In a nutshell, Shazam (Zachary Levi) and his team have to face off against two power-hungry sisters (Helen Mirren and Lucy Liu) who have gained possession of the magical staff Shazam broke in two at the end of the 2019 movie.

Chiefly for romantic interest we have the presence of a much younger third sister, Anthea (Rachel Zegler from West Side Story), who provides a small degree of anxiety over her wavering allegiances.

Even as an empty spectacle the film’s purchase on our attention is tenuous. The visual effects are wholly unremarkable, replete with all the usual hallmarks of creative laziness – frantic cutting, a frenzy of blue energy bolts – really, when are they going to wake up and at least pick another colour? – and a climactic action sequence that, of course, takes place in the dark.

Even the dragon that turns up half-way through looks like it’s on furlough from the Harry Potter franchise.

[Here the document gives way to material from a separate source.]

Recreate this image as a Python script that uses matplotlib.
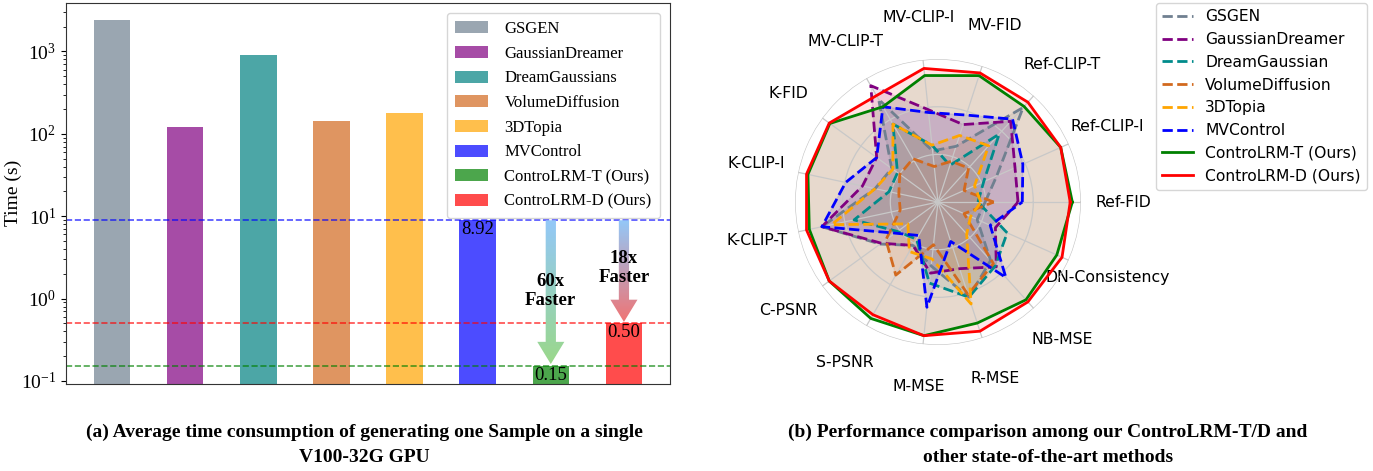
import numpy as np
import matplotlib.pyplot as plt
from matplotlib.patches import Polygon
from matplotlib.colors import LinearSegmentedColormap

# ---- bar chart data ----
methods = ['GSGEN', 'GaussianDreamer', 'DreamGaussians', 'VolumeDiffusion', '3DTopia',
           'MVControl', 'ControLRM-T (Ours)', 'ControLRM-D (Ours)']
times = [2380, 120, 900, 145, 180, 8.92, 0.15, 0.50]
bar_colors = ['slategray', 'purple', 'teal', 'chocolate', 'orange', 'blue', 'green', 'red']

# ---- radar data ----
metrics = ['Ref-FID', 'Ref-CLIP-I', 'Ref-CLIP-T', 'MV-FID', 'MV-CLIP-I', 'MV-CLIP-T', 'K-FID',
           'K-CLIP-I', 'K-CLIP-T', 'C-PSNR', 'S-PSNR', 'M-MSE', 'R-MSE', 'NB-MSE', 'DN-Consistency']
radar_names = ['GSGEN', 'GaussianDreamer', 'DreamGaussian', 'VolumeDiffusion', '3DTopia',
               'MVControl', 'ControLRM-T (Ours)', 'ControLRM-D (Ours)']
gsgen = [0.33, 0.45, 0.89, 0.41, 0.36, 0.83, 0.40, 0.45, 0.83, 0.50, 0.35, 0.45, 0.70, 0.55, 0.30]
gaussian_dreamer = [0.56, 0.59, 0.76, 0.57, 0.65, 0.94, 0.53, 0.54, 0.83, 0.49, 0.35, 0.50, 0.49, 0.61, 0.44]
dream_gaussian = [0.28, 0.35, 0.64, 0.27, 0.40, 0.63, 0.35, 0.35, 0.60, 0.35, 0.30, 0.57, 0.70, 0.60, 0.53]
volume_diffusion = [0.39, 0.20, 0.32, 0.30, 0.25, 0.35, 0.33, 0.28, 0.27, 0.45, 0.59, 0.30, 0.68, 0.58, 0.20]
topia = [0.30, 0.28, 0.53, 0.49, 0.40, 0.63, 0.39, 0.45, 0.76, 0.26, 0.40, 0.40, 0.75, 0.30, 0.25]
mvcontrol = [0.59, 0.65, 0.78, 0.64, 0.63, 0.77, 0.53, 0.66, 0.83, 0.37, 0.27, 0.74, 0.29, 0.71, 0.40]
controlrm_t = [0.94, 0.94, 0.90, 0.93, 0.89, 0.77, 0.935, 0.93, 0.92, 0.94, 0.94, 0.94, 0.89, 0.92, 0.91]
controlrm_d = [0.925, 0.94, 0.94, 0.95, 0.94, 0.86, 0.94, 0.94, 0.94, 0.94, 0.91, 0.94, 0.95, 0.94, 0.95]
radar_series = [gsgen, gaussian_dreamer, dream_gaussian, volume_diffusion, topia, mvcontrol,
                controlrm_t, controlrm_d]
radar_colors = ['slategray', 'purple', 'darkcyan', 'chocolate', 'orange', 'blue', 'green', 'red']
radar_styles = ['--', '--', '--', '--', '--', '--', '-', '-']

serif = 'Liberation Serif'
sans = 'DejaVu Sans'
plt.rcParams['font.family'] = serif
plt.rcParams['mathtext.fontset'] = 'stix'

fig = plt.figure(figsize=(13.73, 4.71), dpi=100)

# ================= (a) bar chart =================
rect = [0.048, 0.185, 0.440, 0.809]
ax = fig.add_axes(rect)
x = np.arange(len(methods))
ax.bar(x, times, width=0.5, color=bar_colors, alpha=0.7, label=methods)
ax.set_yscale('log')
ax.set_ylim(0.092, 3900)
ax.set_xlim(-0.63, 7.63)
ax.set_xticks([])
ax.set_ylabel('Time (s)', fontsize=14)
ax.yaxis.set_label_coords(-0.073, 0.5)
ax.tick_params(axis='y', labelsize=14)
for s in ax.spines.values():
    s.set_color('#333333')

for i, c in zip([5, 7, 6], ['blue', 'red', 'green']):
    ax.axhline(times[i], color=c, ls='--', lw=1.2, alpha=0.7)
for i in [5, 6, 7]:
    ax.text(x[i], times[i] * 0.97, f'{times[i]:.2f}', ha='center', va='top',
            fontsize=13.5, zorder=5)

ax.legend(loc='upper right', fontsize=12, handlelength=1.95, handleheight=0.75,
          labelspacing=0.52, borderpad=0.5, handletextpad=1.0, borderaxespad=0.6)

# gradient arrows on an overlay axes in log10 space
ov = fig.add_axes(rect, zorder=3)
ov.set_xlim(ax.get_xlim())
ov.set_ylim(np.log10(ax.get_ylim()))
ov.axis('off')


def grad_arrow(xc, y0, y1, end_color, head_len=0.27, shaft_w=0.14, head_w=0.37):
    yb = y1 + head_len
    pts = [(xc - shaft_w / 2, y0), (xc + shaft_w / 2, y0), (xc + shaft_w / 2, yb),
           (xc + head_w / 2, yb), (xc, y1), (xc - head_w / 2, yb), (xc - shaft_w / 2, yb)]
    poly = Polygon(pts, closed=True, facecolor='none', edgecolor='none')
    ov.add_patch(poly)
    cmap = LinearSegmentedColormap.from_list('g', ['#93c8f8', end_color])
    grad = np.linspace(0, 1, 256).reshape(-1, 1)
    im = ov.imshow(grad, cmap=cmap, aspect='auto', origin='upper',
                   extent=(xc - head_w / 2, xc + head_w / 2, y1, y0))
    im.set_clip_path(poly)


grad_arrow(6, np.log10(times[5]), np.log10(0.16), '#9ad88a')
grad_arrow(7, np.log10(times[5]), np.log10(0.52), '#f07474')
ov.set_xlim(ax.get_xlim())
ov.set_ylim(np.log10(ax.get_ylim()))
ov.text(6, np.log10(1.22), '60x\nFaster', ha='center', va='center',
        fontweight='bold', fontsize=13.5, linespacing=1.15)
ov.text(7, np.log10(2.35), '18x\nFaster', ha='center', va='center',
        fontweight='bold', fontsize=13.5, linespacing=1.15)

# ================= (b) radar =================
angles = np.linspace(0, 2 * np.pi, len(metrics), endpoint=False)
rax = fig.add_axes([0.579, 0.2675, 0.2083, 0.607], projection='polar')
closed = np.concatenate([angles, angles[:1]])
for vals, name, c, ls in zip(radar_series, radar_names, radar_colors, radar_styles):
    v = np.concatenate([vals, vals[:1]])
    rax.plot(closed, v, color=c, ls=ls, lw=2, label=name)
    rax.fill(closed, v, color=c, alpha=0.1)
rax.set_ylim(0, 1)
rax.set_yticks([1 / 3, 2 / 3, 1.0])
rax.set_yticklabels([])
rax.set_thetagrids(np.degrees(angles), metrics, fontsize=11.3, fontfamily=sans)
rax.tick_params(axis='x', pad=20)
rax.spines['polar'].set_visible(False)
rax.grid(color='#c8c8c8', lw=0.9)

rax.legend(loc='upper right', bbox_to_anchor=(1367 / 1373, 1 - 3 / 471),
           bbox_transform=fig.transFigure, borderaxespad=0,
           prop={'family': sans, 'size': 11.2}, handlelength=2.0, labelspacing=0.5)

# ================= captions =================
fig.text(0.2655, 0.055, '(a) Average time consumption of generating one Sample on a single\nV100-32G GPU',
         ha='center', va='center', fontweight='bold', fontsize=14, linespacing=1.65)
fig.text(0.763, 0.055, '(b) Performance comparison among our ControLRM-T/D and\nother state-of-the-art methods',
         ha='center', va='center', fontweight='bold', fontsize=14, linespacing=1.65)

fig.savefig('out.png', dpi=100)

At a whopping 131 minutes, including the now-irritating teaser clips during the final credits, the film is the latest to make you wonder what happened to the art of concise storytelling. Even given all the time chewed up by the long, eminently unexciting action sequences it’s tough to justify why such a threadbare narrative wasn’t shorter by at least 20 minutes.

And while we applaud the crusade to redress LGBTetc representation in movies, Shazam! Fury of the Gods must be the first film to host a character whose sole purpose is to declare to the others that they’re gay. That must rank as an achievement of some sort, though it would have helped if they’d been given something more to do.

And just because a film has a few snarky quips sprinkled throughout doesn’t automatically make it a comedy. There are a few jokes here and there. Some land, some are lame, but the scattershot direction by David F. Sandberg (who did the first one) doesn’t sustain a humourous tone as well as, say, Quantumania or Thor: Ragnarok, which still stands as the best example of how to infuse comedy into a $200 million superhero film.

As for the presence of Helen Mirren, at some point soon she will hopefully be stricken by conscience and explain to her generations of fans what the hell she’s doing here. To her credit she delivers the film’s funniest lines by holding a straight face, but apart from that she looks like she’s there for name value. And, possibly, to fund a home extension. (Oww. That was unkind).

Undemanding folk looking for two hours of visual chewing gum might get some time-killing use out of Shazam 2. Otherwise, better to wait for it to hit the stream, where it belongs.